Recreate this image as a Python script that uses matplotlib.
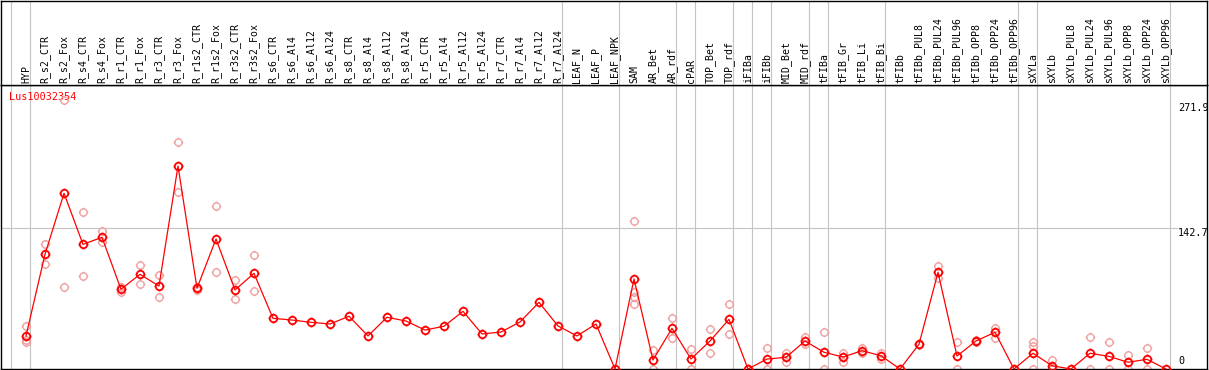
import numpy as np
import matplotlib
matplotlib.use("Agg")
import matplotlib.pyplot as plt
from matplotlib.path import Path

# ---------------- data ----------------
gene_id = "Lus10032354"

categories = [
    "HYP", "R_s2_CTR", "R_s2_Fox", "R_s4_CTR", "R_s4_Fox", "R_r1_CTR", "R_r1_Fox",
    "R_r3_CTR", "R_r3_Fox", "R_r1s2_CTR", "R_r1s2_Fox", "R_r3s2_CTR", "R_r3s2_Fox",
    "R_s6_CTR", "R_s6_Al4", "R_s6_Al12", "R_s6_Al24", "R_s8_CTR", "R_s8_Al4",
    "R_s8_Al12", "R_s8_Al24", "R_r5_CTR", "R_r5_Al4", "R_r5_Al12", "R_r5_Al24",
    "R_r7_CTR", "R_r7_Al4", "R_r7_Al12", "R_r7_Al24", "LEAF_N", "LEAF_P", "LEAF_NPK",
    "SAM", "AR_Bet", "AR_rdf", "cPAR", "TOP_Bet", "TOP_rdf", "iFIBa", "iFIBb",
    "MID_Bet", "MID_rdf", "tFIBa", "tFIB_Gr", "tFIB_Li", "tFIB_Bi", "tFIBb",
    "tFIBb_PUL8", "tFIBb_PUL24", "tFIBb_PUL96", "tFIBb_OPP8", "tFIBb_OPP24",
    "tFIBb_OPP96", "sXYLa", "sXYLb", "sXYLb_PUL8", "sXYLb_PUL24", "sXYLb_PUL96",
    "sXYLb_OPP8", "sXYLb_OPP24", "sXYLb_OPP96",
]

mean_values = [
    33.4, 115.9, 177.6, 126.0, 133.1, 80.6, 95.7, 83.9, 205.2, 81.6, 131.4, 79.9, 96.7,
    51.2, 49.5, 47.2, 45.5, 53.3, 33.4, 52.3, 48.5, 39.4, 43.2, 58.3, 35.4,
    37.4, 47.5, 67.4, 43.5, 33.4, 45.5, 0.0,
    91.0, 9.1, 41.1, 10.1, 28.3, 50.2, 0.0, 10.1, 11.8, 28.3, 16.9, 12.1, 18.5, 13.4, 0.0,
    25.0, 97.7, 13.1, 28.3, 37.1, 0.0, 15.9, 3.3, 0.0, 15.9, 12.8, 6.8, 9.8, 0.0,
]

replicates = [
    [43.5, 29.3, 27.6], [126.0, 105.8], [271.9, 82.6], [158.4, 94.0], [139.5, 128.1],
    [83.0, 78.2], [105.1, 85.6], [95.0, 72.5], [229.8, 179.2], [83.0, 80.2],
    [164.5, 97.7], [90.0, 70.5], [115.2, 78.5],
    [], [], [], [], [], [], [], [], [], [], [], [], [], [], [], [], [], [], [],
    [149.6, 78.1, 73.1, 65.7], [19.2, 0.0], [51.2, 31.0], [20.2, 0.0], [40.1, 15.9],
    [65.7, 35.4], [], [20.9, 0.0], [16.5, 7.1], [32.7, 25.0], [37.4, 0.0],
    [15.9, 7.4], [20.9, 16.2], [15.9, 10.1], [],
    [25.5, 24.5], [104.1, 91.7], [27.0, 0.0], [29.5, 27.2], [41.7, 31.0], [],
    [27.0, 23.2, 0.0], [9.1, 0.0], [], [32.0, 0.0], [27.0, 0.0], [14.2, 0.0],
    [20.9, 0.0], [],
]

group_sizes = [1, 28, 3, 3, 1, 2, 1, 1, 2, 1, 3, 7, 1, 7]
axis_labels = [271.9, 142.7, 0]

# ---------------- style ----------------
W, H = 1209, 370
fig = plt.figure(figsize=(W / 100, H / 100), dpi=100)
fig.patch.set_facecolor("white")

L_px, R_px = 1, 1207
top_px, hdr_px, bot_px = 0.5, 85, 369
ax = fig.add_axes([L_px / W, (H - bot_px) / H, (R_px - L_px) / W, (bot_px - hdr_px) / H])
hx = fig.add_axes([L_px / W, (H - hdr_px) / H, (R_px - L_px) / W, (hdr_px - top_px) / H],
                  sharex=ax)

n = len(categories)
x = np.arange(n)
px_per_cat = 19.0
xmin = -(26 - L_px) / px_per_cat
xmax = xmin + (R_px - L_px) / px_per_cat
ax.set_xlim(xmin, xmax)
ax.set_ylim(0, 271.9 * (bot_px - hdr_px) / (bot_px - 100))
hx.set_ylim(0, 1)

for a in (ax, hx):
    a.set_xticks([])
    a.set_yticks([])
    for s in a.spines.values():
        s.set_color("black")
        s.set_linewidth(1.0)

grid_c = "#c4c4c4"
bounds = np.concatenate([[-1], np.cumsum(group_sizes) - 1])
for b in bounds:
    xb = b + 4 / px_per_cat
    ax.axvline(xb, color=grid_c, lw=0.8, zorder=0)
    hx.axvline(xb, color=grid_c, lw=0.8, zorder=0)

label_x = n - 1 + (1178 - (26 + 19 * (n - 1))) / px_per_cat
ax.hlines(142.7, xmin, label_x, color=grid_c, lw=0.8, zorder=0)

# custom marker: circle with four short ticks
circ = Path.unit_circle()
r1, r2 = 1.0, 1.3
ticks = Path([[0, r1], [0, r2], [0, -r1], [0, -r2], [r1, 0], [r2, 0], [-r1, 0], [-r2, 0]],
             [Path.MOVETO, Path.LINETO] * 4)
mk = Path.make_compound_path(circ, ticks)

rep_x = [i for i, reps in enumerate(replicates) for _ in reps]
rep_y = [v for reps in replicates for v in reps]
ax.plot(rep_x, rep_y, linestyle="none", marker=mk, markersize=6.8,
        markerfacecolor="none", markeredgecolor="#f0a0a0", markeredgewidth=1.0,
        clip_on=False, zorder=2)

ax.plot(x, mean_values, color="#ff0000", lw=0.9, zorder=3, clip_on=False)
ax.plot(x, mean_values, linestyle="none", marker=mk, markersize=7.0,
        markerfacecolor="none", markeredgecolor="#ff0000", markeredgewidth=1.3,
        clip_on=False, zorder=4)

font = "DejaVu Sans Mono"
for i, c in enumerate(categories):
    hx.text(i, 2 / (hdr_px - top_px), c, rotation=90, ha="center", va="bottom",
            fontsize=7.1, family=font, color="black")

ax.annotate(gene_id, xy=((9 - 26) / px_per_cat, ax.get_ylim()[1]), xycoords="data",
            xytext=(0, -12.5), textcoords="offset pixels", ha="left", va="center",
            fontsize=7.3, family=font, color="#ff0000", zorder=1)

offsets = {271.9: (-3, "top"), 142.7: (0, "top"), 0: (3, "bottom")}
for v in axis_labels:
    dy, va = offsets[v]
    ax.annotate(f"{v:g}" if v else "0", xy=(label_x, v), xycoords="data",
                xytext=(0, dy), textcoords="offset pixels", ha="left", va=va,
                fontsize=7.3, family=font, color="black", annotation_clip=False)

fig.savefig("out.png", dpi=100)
########
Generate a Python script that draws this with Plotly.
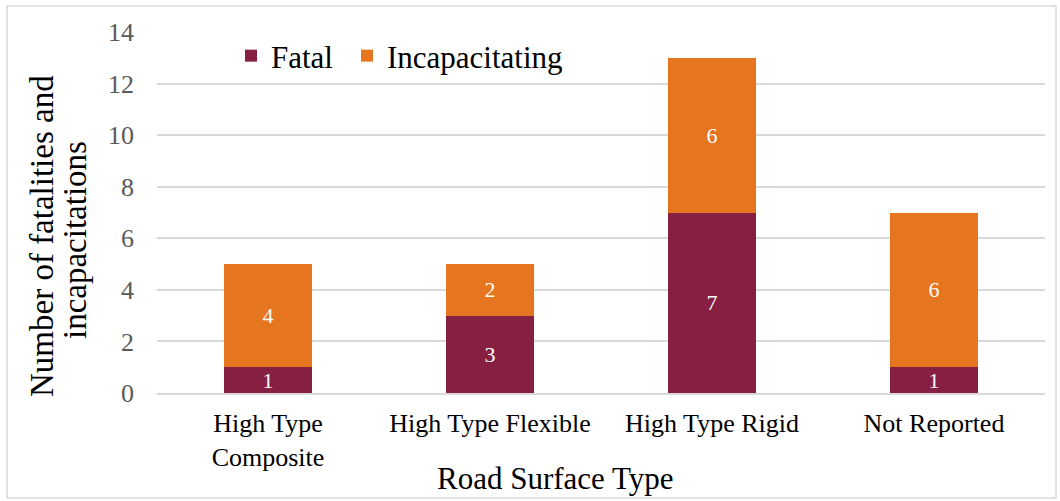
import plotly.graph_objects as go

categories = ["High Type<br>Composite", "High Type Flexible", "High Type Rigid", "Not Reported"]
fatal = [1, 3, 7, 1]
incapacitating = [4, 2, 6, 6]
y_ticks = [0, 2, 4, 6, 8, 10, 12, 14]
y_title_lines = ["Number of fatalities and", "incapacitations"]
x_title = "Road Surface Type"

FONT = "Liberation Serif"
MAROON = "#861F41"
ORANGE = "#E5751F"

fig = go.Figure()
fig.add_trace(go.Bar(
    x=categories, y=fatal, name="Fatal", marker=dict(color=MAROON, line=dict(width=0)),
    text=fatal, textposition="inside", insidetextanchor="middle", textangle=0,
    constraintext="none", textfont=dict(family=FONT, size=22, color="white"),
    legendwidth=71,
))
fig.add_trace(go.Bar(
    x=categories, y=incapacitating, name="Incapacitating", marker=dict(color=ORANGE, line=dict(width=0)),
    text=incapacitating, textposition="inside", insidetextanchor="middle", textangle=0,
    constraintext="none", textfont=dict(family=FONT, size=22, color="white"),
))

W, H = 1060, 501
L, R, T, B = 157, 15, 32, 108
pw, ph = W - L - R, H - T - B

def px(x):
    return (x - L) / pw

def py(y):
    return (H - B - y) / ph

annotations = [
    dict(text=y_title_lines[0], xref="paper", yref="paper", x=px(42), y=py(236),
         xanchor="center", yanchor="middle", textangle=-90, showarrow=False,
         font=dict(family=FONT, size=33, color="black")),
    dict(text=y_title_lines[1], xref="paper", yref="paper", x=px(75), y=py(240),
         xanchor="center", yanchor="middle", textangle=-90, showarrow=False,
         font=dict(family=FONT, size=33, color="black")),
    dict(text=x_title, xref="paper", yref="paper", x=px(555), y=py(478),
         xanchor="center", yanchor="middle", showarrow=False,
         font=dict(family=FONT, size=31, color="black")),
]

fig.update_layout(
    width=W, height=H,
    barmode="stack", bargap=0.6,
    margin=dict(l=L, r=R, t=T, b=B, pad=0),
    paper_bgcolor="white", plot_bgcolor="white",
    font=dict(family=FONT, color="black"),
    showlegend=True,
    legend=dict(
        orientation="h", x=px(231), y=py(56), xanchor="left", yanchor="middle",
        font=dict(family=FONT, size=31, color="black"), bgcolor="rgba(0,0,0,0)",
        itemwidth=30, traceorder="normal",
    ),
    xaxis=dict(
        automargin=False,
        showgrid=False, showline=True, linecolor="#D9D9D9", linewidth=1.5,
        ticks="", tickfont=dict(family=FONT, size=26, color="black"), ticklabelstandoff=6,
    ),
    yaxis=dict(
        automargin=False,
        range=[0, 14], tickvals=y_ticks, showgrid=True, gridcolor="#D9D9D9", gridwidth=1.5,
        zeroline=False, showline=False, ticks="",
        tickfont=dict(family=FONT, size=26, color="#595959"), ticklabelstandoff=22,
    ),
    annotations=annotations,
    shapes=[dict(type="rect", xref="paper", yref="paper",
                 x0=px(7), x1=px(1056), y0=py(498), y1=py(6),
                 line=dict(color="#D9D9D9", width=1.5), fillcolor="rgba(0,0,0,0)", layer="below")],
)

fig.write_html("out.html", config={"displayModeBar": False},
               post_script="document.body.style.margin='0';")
########
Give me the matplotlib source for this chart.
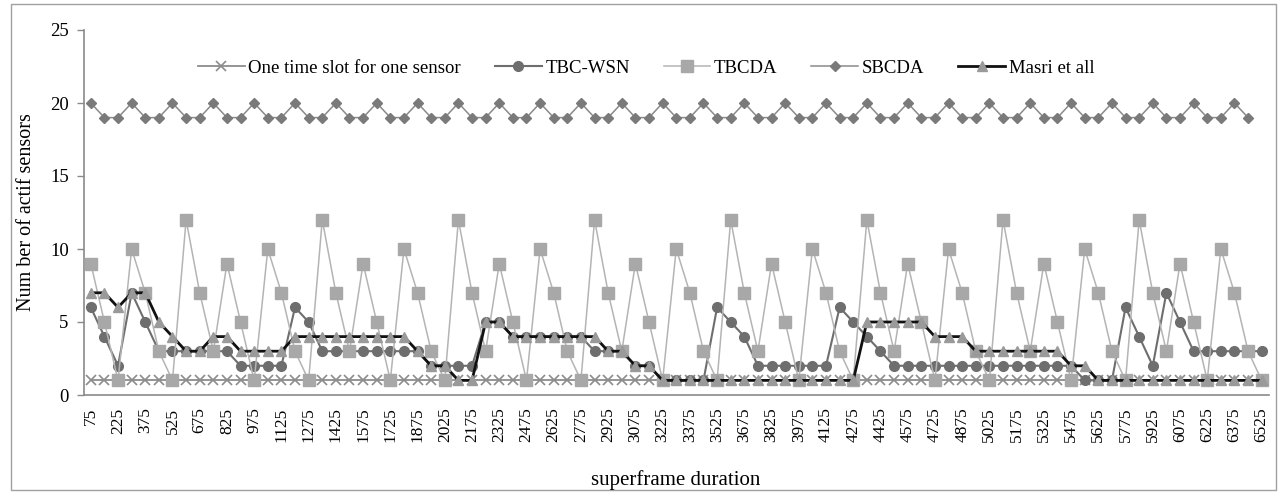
########
● Goal: Gather each line in these records that contains the string "this".

● Worked answer:
Recreate this image as a Python script that uses matplotlib.
Generate a Python script that draws this with Plotly.
Give me the matplotlib source for this chart.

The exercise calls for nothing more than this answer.